UNIDENTIFIED MALE (through translator): We have been protesting the roads for a few days over some of our demands. We are demanding justice for those students killed by a bus. And we want safe roads.

VANIER (voice-over): It was a privately run bun that mowed down the two students on Sunday after plowing through a crowd of college students. The country's state-run news agency reported that the driver had been arrested Wednesday.

But tens of thousands of students are now demanding a crackdown on traffic safety in a country where more than 4,000 people die in road accidents each year. One of the world's highest ranks, according to the World Bank.

Blocking intersections in Bangladesh's largest city, videos show uniformed school kids sitting in a circle, chanting for justice. Some simply hold up placards. One reading, "Our transport system equals serial killer."

Others demonstrators crowd around a vehicle, demanding to see the driver's certification. Unlicensed bus drivers are reportedly a common problem in Bangladesh. Anger towards them became more heated as the protesting continues.

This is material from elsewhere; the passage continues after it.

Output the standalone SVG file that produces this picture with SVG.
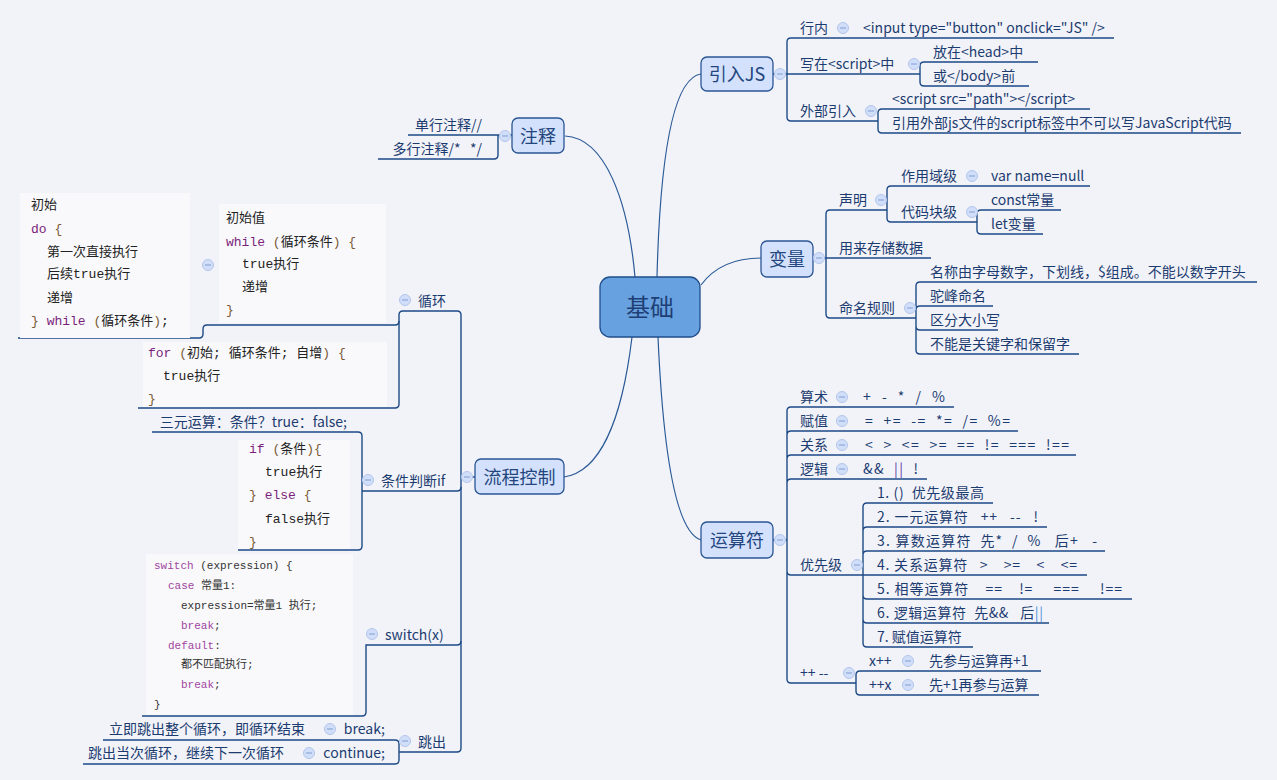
<svg xmlns="http://www.w3.org/2000/svg" width="1277" height="780" viewBox="0 0 1277 780">
<defs>
<style>
.bg{fill:#f2f3f9}
.t{font-family:"Noto Sans CJK SC","Noto Sans",sans-serif;font-size:14px;fill:#1c3c70;white-space:pre}
.e{text-anchor:end}
.m{font-family:"Noto Sans CJK SC","Noto Sans",sans-serif;font-size:18px;fill:#24467e;text-anchor:middle}
.root{font-family:"Noto Sans CJK SC","Noto Sans",sans-serif;font-size:24px;fill:#1e3f75;text-anchor:middle}
.box{fill:#d3e1fc;stroke:#2a5594;stroke-width:1.3}
.rootbox{fill:#68a1df;stroke:#1f4e8c;stroke-width:1.3}
.ln{fill:none;stroke:#1d4a86;stroke-width:1.4}
.cv{fill:none;stroke:#2b5a96;stroke-width:1.2}
.cb{fill:#f9f9fb}
.code{font-family:"Liberation Mono","Noto Sans CJK SC",monospace;font-size:13px;fill:#222;white-space:pre}
.sw{font-size:11px;fill:#333}
.kw{fill:#7b1f7b}
.kw2{fill:#a045a0}
.pn{fill:#7a5a35}
.pu{fill:#5a3aa0}
.lb{fill:#4a90d9}
</style>
<g id="col">
<circle r="5.5" fill="#d0defa" stroke="#b3c6ea" stroke-width="1"/>
<line x1="-3" y1="0" x2="3" y2="0" stroke="#8ea8d8" stroke-width="1.2"/>
</g>
</defs>
<rect class="bg" x="0" y="0" width="1277" height="780"/>

<g id="connectors">
<path class="cv" d="M635 277 C628 200 605 138 565 136"/>
<path class="cv" d="M657 277 C660 160 672 78 701 74"/>
<path class="cv" d="M701 285 C715 266 735 258 761 258"/>
<path class="cv" d="M632 337 C622 420 600 472 564 477"/>
<path class="cv" d="M658 337 C663 450 675 532 701 540"/>
<path class="ln" d="M773 74 H920"/>
<path class="ln" d="M787 42 V117"/>
<path class="ln" d="M787 42 Q787 38 791 38 H1114"/>
<path class="ln" d="M787 117 Q787 121 791 121 H878"/>
<path class="ln" d="M920 66 V82 M920 66 Q920 62 924 62 H1038 M920 82 Q920 86 924 86 H1029"/>
<path class="ln" d="M878 113 V129 M878 113 Q878 109 882 109 H1090 M878 129 Q878 133 882 133 H1241"/>
<path class="ln" d="M813 258 H931"/>
<path class="ln" d="M826 214 V314 M826 214 Q826 210 830 210 H887 M826 314 Q826 318 830 318 H916"/>
<path class="ln" d="M887 190 V218 M887 190 Q887 186 891 186 H1090 M887 218 Q887 222 891 222 H977"/>
<path class="ln" d="M977 214 V230 M977 214 Q977 210 981 210 H1061 M977 230 Q977 234 981 234 H1043"/>
<path class="ln" d="M916 286 V350 M916 286 Q916 282 920 282 H1257 M916 310 Q916 306 920 306 H993 M916 326 Q916 330 920 330 H998 M916 350 Q916 354 920 354 H1079"/>
<path class="ln" d="M773 540 H787"/>
<path class="ln" d="M787 411 V679 M787 411 Q787 407 791 407 H954 M787 435 Q787 431 791 431 H1018 M787 459 Q787 455 791 455 H1076 M787 483 Q787 479 791 479 H927 M787 571 Q787 575 791 575 H1087 M787 679 Q787 683 791 683 H856"/>
<path class="ln" d="M863 507 V643 M863 507 Q863 503 867 503 H993 M863 531 Q863 527 867 527 H1047 M863 555 Q863 551 867 551 H1105 M863 595 Q863 599 867 599 H1132 M863 619 Q863 623 867 623 H1049 M863 643 Q863 647 867 647 H973"/>
<path class="ln" d="M856 675 V691 M856 675 Q856 671 860 671 H1041 M856 691 Q856 695 860 695 H1039"/>
<path class="ln" d="M512 135 H408"/>
<path class="ln" d="M498 135 V155 Q498 159 494 159 H378"/>
<path class="ln" d="M475 477 H461"/>
<path class="ln" d="M461 315 V748"/>
<path class="ln" d="M461 315 Q461 311 457 311 H403 Q399 311 399 315 V404 Q399 408 395 408 H138"/>
<path class="ln" d="M399 321 Q399 325 395 325 H207 Q203 325 203 329 V334 Q203 338 199 338 H18"/>
<path class="ln" d="M461 487 Q461 491 457 491 H362"/>
<path class="ln" d="M152 432 H358 Q362 432 362 436 V546 Q362 550 358 550 H238"/>
<path class="ln" d="M461 641 Q461 645 457 645 H366 V712 Q366 716 362 716 H142"/>
<path class="ln" d="M461 748 Q461 752 457 752 H399"/>
<path class="ln" d="M103 740 H395 Q399 740 399 744 V760 Q399 764 395 764 H83"/>
</g>

<g id="root">
<rect class="rootbox" x="600" y="277" width="100" height="60" rx="10"/>
<text class="root" x="650" y="316">基础</text>
</g>

<g id="yinru">
<rect class="box" x="701" y="57" width="72" height="34" rx="6"/>
<text class="m" x="737" y="80.5">引入JS</text>
<use href="#col" x="780" y="74"/>
</g>
<g id="hangnei">
<text class="t" x="800" y="33">行内</text>
<use href="#col" x="843" y="28"/>
<text class="t" x="863" y="33">&lt;input type="button" onclick="JS" /&gt;</text>
</g>
<g id="xiezai">
<text class="t" x="800" y="69">写在&lt;script&gt;中</text>
<use href="#col" x="914" y="64"/>
<text class="t" x="933" y="57">放在&lt;head&gt;中</text>
<text class="t" x="933" y="81">或&lt;/body&gt;前</text>
</g>
<g id="waibu">
<text class="t" x="800" y="116">外部引入</text>
<use href="#col" x="871" y="111"/>
<text class="t" x="892" y="104">&lt;script src="path"&gt;&lt;/script&gt;</text>
<text class="t" x="892" y="128">引用外部js文件的script标签中不可以写JavaScript代码</text>
</g>

<g id="bianliang">
<rect class="box" x="761" y="241" width="52" height="36" rx="6"/>
<text class="m" x="787" y="265.5">变量</text>
<use href="#col" x="819" y="258"/>
</g>
<g id="shengming">
<text class="t" x="839" y="205">声明</text>
<use href="#col" x="881" y="200"/>
<text class="t" x="901" y="181">作用域级</text>
<use href="#col" x="972" y="176"/>
<text class="t" x="991" y="181">var name=null</text>
<text class="t" x="901" y="217">代码块级</text>
<use href="#col" x="972" y="212"/>
<text class="t" x="991" y="205">const常量</text>
<text class="t" x="991" y="229">let变量</text>
</g>
<g id="cunchu">
<text class="t" x="839" y="253">用来存储数据</text>
</g>
<g id="mingming">
<text class="t" x="839" y="313">命名规则</text>
<use href="#col" x="910" y="308"/>
<text class="t" x="930" y="277">名称由字母数字，下划线，$组成。不能以数字开头</text>
<text class="t" x="930" y="301">驼峰命名</text>
<text class="t" x="930" y="325">区分大小写</text>
<text class="t" x="930" y="349">不能是关键字和保留字</text>
</g>

<g id="yunsuanfu">
<rect class="box" x="701" y="522" width="72" height="36" rx="6"/>
<text class="m" x="737" y="546.5">运算符</text>
<use href="#col" x="780" y="540"/>
</g>
<g id="suanshu">
<text class="t" x="800" y="402">算术</text>
<use href="#col" x="842" y="397"/>
<text class="t" x="863" y="402" textLength="82" lengthAdjust="spacing">+  -  *  /  %</text>
</g>
<g id="fuzhi">
<text class="t" x="865" y="426" textLength="145" lengthAdjust="spacing">=  +=  -=  *=  /=  %=</text>
<text class="t" x="800" y="426">赋值</text>
<use href="#col" x="842" y="421"/>
</g>
<g id="guanxi">
<text class="t" x="800" y="450">关系</text>
<use href="#col" x="842" y="445"/>
<text class="t" x="865" y="450" textLength="204" lengthAdjust="spacing">&lt;  &gt;  &lt;=  &gt;=  ==  !=  ===  !==</text>
</g>
<g id="luoji">
<text class="t" x="800" y="474">逻辑</text>
<use href="#col" x="842" y="469"/>
<text class="t" x="863" y="474" textLength="55" lengthAdjust="spacing">&amp;&amp;  <tspan class="pu">||</tspan>  !</text>
</g>
<g id="youxianji">
<text class="t" x="800" y="570">优先级</text>
<use href="#col" x="857" y="565"/>
<text class="t" x="877" y="498" textLength="107" lengthAdjust="spacing">1. ()  优先级最高</text>
<text class="t" x="877" y="522" textLength="161" lengthAdjust="spacing">2. 一元运算符   ++   --   !</text>
<text class="t" x="877" y="546" textLength="220" lengthAdjust="spacing">3. 算数运算符  先*  /  %   后+   -</text>
<text class="t" x="877" y="570" textLength="200" lengthAdjust="spacing">4. 关系运算符   &gt;    &gt;=    &lt;    &lt;=</text>
<text class="t" x="877" y="594" textLength="245" lengthAdjust="spacing">5. 相等运算符    ==    !=     ===     !==</text>
<text class="t" x="877" y="618" textLength="166" lengthAdjust="spacing">6. 逻辑运算符  先&amp;&amp;   后<tspan class="lb">||</tspan></text>
<text class="t" x="877" y="642">7. 赋值运算符</text>
</g>
<g id="zizeng">
<text class="t" x="800" y="678">++ --</text>
<use href="#col" x="849" y="673"/>
<text class="t" x="869" y="666">x++</text>
<use href="#col" x="908" y="661"/>
<text class="t" x="929" y="666">先参与运算再+1</text>
<text class="t" x="869" y="690">++x</text>
<use href="#col" x="908" y="685"/>
<text class="t" x="929" y="690">先+1再参与运算</text>
</g>

<g id="zhushi">
<rect class="box" x="512" y="118" width="52" height="35" rx="6"/>
<text class="m" x="538" y="142.5">注释</text>
<use href="#col" x="505" y="136"/>
<text class="t e" x="482" y="130">单行注释//</text>
<text class="t e" x="482" y="154">多行注释/*   */</text>
</g>

<g id="liucheng">
<rect class="box" x="475" y="459" width="89" height="35" rx="6"/>
<text class="m" x="519.5" y="483.5">流程控制</text>
<use href="#col" x="467" y="477"/>
</g>

<g id="xunhuan">
<use href="#col" x="405" y="300"/>
<text class="t" x="418" y="306">循环</text>
</g>
<g id="while-block">
<rect class="cb" x="219" y="204" width="167" height="119"/>
<text class="code" x="226" y="222">初始值</text>
<text class="code" x="226" y="246"><tspan class="kw">while</tspan> <tspan class="pn">(</tspan>循环条件<tspan class="pn">)</tspan> <tspan class="pn">{</tspan></text>
<text class="code" x="242" y="268">true执行</text>
<text class="code" x="242" y="291">递增</text>
<text class="code" x="226" y="314"><tspan class="pn">}</tspan></text>
<use href="#col" x="208" y="265"/>
</g>
<g id="dowhile-block">
<rect class="cb" x="20" y="193" width="170" height="145"/>
<text class="code" x="31" y="209">初始</text>
<text class="code" x="31" y="233"><tspan class="kw">do</tspan> <tspan class="pn">{</tspan></text>
<text class="code" x="47" y="256">第一次直接执行</text>
<text class="code" x="47" y="278">后续true执行</text>
<text class="code" x="47" y="302">递增</text>
<text class="code" x="31" y="325"><tspan class="pn">}</tspan> <tspan class="kw">while</tspan> <tspan class="pn">(</tspan>循环条件<tspan class="pn">)</tspan>;</text>
</g>
<g id="for-block">
<rect class="cb" x="143" y="342" width="244" height="65"/>
<text class="code" x="148" y="357"><tspan class="kw">for</tspan> <tspan class="pn">(</tspan>初始; 循环条件; 自增<tspan class="pn">)</tspan> <tspan class="pn">{</tspan></text>
<text class="code" x="163" y="380">true执行</text>
<text class="code" x="148" y="403"><tspan class="pn">}</tspan></text>
</g>

<g id="tiaojian">
<use href="#col" x="368" y="480"/>
<text class="t" x="381" y="486">条件判断if</text>
</g>
<g id="sanyuan">
<text class="t e" x="347" y="427">三元运算：条件？true：false;</text>
</g>
<g id="if-block">
<rect class="cb" x="238" y="440" width="112" height="109"/>
<text class="code" x="249" y="453"><tspan class="kw">if</tspan> <tspan class="pn">(</tspan>条件<tspan class="pn">){</tspan></text>
<text class="code" x="265" y="476">true执行</text>
<text class="code" x="249" y="499"><tspan class="pn">}</tspan> <tspan class="kw">else</tspan> <tspan class="pn">{</tspan></text>
<text class="code" x="265" y="523">false执行</text>
<text class="code" x="249" y="546"><tspan class="pn">}</tspan></text>
</g>

<g id="switch">
<use href="#col" x="372" y="634"/>
<text class="t" x="385" y="640">switch(x)</text>
</g>
<g id="switch-block">
<rect class="cb" x="146" y="554" width="207" height="161"/>
<text class="code sw" x="154" y="569"><tspan class="kw2">switch</tspan> (expression) {</text>
<text class="code sw" x="168" y="589"><tspan class="kw2">case</tspan> 常量1:</text>
<text class="code sw" x="181" y="609">expression=常量1 执行;</text>
<text class="code sw" x="181" y="629"><tspan class="kw2">break</tspan>;</text>
<text class="code sw" x="168" y="649"><tspan class="kw2">default</tspan>:</text>
<text class="code sw" x="181" y="668">都不匹配执行;</text>
<text class="code sw" x="181" y="688"><tspan class="kw2">break</tspan>;</text>
<text class="code sw" x="154" y="708">}</text>
</g>

<g id="tiaochu">
<use href="#col" x="405" y="741"/>
<text class="t" x="418" y="747">跳出</text>
</g>
<g id="break">
<text class="t e" x="385" y="734">break;</text>
<use href="#col" x="330" y="729"/>
<text class="t e" x="305" y="734">立即跳出整个循环，即循环结束</text>
</g>
<g id="continue">
<text class="t e" x="385" y="758">continue;</text>
<use href="#col" x="309" y="753"/>
<text class="t e" x="284" y="758">跳出当次循环，继续下一次循环</text>
</g>
</svg>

UNIDENTIFIED MALE (through translator): They continue to stop our buses running, as students attack and damage our vehicles. We cannot go on the roads. Students hit our drivers and our things, so no vehicles could move.

VANIER (voice-over): According to Bangladesh's state-run news agency, the country's education minister told protesters Saturday that their demands were accepted and the government would be working to bring discipline to the country's transportation. But the outraged students show little sign of stopping, paralyzing swaths of the congested capital, a city of more than 10 million.


VANIER: All right. That does it for now. Thanks for watching CNN NEWSROOM. I'm Cyril Vanier. "MARKETPLACE AFRICA" is up next. I'll have the headlines also in 15 minutes.